* start Information shown *

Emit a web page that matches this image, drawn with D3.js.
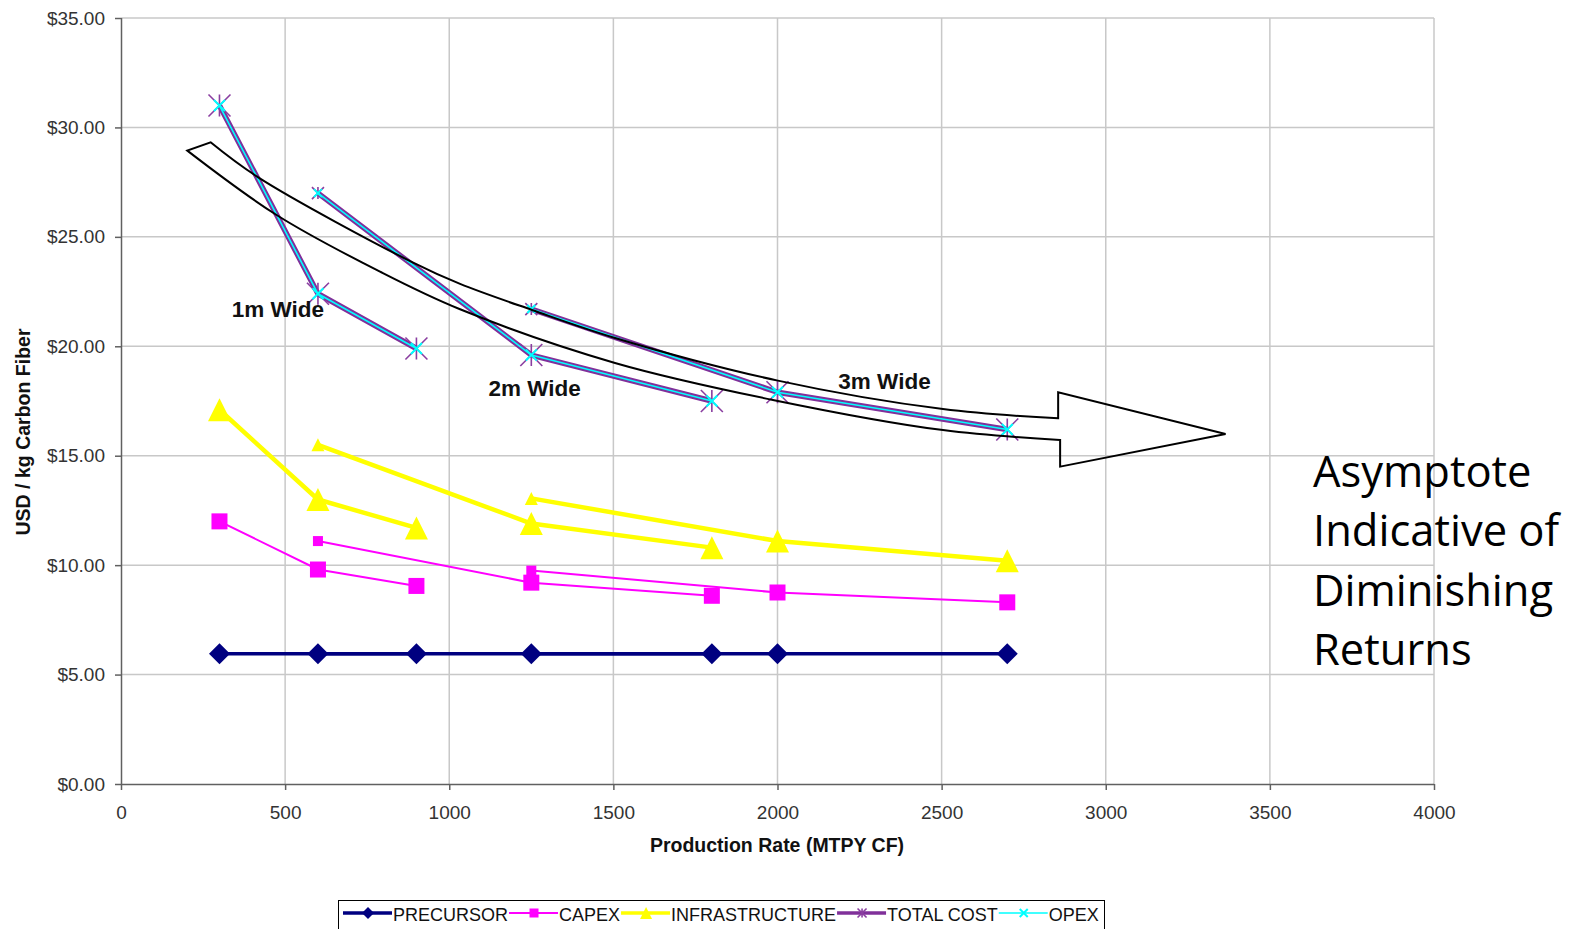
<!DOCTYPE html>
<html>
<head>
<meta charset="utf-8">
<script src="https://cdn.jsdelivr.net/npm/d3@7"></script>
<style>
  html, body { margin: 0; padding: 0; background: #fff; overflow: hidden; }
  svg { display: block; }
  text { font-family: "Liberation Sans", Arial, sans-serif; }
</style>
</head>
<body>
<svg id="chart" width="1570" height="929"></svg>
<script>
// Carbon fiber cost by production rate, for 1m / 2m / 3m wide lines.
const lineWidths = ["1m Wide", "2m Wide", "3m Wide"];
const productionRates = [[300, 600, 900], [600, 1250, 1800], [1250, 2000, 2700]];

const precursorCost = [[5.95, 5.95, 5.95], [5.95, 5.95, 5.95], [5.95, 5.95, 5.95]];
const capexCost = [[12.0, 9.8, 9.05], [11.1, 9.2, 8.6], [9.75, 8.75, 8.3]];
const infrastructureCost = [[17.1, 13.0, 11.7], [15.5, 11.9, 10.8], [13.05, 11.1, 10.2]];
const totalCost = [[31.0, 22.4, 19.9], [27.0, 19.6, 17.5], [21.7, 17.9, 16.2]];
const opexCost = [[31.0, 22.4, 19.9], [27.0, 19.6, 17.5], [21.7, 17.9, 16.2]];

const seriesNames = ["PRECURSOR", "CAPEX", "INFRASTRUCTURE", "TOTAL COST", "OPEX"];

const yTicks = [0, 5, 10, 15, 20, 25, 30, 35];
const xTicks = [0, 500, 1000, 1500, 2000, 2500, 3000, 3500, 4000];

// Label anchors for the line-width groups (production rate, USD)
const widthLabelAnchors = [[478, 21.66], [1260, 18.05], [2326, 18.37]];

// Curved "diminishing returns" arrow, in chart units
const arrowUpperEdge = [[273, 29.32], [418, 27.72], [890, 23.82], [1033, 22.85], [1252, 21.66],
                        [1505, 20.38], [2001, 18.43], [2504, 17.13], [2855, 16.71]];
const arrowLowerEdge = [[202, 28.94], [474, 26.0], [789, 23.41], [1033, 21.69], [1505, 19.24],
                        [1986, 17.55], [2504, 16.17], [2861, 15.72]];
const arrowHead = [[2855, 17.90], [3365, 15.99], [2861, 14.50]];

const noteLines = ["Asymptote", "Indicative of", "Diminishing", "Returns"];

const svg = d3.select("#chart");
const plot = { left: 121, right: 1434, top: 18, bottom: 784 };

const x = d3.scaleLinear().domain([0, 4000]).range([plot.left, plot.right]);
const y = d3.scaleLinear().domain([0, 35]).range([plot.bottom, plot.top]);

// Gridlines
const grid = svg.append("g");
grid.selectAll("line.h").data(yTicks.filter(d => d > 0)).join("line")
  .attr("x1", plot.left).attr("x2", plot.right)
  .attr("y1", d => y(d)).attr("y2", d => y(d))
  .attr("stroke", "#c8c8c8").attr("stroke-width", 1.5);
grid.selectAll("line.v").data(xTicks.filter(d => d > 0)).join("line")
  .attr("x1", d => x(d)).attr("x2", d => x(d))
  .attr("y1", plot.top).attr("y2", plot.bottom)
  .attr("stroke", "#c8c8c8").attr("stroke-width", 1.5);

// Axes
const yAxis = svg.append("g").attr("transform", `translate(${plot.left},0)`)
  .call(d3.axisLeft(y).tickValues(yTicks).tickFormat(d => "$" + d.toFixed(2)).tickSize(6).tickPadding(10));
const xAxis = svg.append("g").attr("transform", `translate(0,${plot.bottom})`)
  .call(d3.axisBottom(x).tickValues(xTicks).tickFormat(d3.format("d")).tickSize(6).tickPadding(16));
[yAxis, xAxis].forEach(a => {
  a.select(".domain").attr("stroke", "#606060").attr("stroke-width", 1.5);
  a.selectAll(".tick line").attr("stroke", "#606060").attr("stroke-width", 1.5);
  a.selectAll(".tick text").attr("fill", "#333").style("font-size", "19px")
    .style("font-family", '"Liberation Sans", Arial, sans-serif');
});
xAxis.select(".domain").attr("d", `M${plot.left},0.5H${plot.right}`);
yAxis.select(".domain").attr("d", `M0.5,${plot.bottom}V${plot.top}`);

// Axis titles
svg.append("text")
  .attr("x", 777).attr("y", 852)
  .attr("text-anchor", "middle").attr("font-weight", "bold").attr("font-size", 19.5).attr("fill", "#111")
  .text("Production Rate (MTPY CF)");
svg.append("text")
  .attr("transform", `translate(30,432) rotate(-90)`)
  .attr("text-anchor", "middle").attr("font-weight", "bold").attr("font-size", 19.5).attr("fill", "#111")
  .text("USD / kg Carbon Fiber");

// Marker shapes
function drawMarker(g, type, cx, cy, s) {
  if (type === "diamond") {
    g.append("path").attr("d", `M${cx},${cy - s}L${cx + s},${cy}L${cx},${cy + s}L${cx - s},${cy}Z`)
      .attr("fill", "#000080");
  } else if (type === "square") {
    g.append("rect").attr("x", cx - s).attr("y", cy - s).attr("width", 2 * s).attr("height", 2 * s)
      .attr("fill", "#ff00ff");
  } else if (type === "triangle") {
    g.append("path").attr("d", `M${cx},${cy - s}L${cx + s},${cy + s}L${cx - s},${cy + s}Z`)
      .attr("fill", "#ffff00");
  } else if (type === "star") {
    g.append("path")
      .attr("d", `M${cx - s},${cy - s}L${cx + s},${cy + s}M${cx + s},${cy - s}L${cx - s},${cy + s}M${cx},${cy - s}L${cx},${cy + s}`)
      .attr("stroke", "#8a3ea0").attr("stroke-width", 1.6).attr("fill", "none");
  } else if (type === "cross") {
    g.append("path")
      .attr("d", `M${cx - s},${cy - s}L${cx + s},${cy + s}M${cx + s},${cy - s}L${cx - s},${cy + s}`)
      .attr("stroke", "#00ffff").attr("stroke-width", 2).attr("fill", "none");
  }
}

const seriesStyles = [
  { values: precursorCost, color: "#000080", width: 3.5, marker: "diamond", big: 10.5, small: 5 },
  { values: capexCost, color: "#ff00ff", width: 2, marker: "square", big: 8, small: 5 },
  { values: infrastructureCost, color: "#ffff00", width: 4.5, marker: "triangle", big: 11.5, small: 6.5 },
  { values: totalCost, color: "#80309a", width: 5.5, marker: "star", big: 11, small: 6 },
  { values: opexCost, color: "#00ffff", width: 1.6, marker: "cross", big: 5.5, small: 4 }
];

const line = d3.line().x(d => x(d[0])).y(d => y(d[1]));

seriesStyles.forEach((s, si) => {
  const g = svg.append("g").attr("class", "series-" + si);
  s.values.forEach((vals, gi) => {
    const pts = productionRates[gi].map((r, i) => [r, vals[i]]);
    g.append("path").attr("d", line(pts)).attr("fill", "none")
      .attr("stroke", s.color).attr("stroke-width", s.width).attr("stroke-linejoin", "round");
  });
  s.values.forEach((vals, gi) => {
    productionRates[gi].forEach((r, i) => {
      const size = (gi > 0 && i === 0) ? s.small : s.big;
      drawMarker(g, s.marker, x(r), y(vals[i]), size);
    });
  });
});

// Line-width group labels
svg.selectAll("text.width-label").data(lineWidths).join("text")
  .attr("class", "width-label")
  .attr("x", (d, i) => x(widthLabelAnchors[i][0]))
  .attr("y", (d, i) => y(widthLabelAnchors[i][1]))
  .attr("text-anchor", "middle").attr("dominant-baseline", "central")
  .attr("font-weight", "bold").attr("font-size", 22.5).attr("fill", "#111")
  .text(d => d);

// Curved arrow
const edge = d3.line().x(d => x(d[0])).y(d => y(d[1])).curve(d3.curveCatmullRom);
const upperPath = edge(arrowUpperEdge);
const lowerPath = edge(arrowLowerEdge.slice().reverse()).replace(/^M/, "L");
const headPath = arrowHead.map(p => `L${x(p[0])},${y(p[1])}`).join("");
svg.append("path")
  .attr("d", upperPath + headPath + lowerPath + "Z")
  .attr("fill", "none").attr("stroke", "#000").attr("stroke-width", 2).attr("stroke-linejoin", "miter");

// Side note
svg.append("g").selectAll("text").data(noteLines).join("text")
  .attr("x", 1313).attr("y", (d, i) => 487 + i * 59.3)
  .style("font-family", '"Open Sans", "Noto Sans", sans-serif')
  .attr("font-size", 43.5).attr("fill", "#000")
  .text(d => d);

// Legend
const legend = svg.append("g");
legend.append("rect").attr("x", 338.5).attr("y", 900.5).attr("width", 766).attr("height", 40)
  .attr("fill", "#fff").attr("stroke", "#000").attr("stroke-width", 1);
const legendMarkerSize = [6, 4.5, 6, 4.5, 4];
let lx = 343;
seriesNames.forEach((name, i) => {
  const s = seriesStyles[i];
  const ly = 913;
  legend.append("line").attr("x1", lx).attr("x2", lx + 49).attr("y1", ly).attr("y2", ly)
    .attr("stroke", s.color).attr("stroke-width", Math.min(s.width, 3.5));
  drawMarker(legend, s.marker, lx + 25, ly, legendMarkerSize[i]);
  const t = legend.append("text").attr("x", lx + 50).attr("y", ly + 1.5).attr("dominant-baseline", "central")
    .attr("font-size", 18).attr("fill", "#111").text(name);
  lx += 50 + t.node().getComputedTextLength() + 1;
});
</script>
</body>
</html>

* end Information shown *

◆ **Exercise**: From the first line above down to the line with "[1250, 2000, 2700]];", reproduce every line and no others, omitting pictures.

◆ **Written answer**:
Emit a web page that matches this image, drawn with D3.js.
<!DOCTYPE html>
<html>
<head>
<meta charset="utf-8">
<script src="https://cdn.jsdelivr.net/npm/d3@7"></script>
<style>
  html, body { margin: 0; padding: 0; background: #fff; overflow: hidden; }
  svg { display: block; }
  text { font-family: "Liberation Sans", Arial, sans-serif; }
</style>
</head>
<body>
<svg id="chart" width="1570" height="929"></svg>
<script>
// Carbon fiber cost by production rate, for 1m / 2m / 3m wide lines.
const lineWidths = ["1m Wide", "2m Wide", "3m Wide"];
const productionRates = [[300, 600, 900], [600, 1250, 1800], [1250, 2000, 2700]];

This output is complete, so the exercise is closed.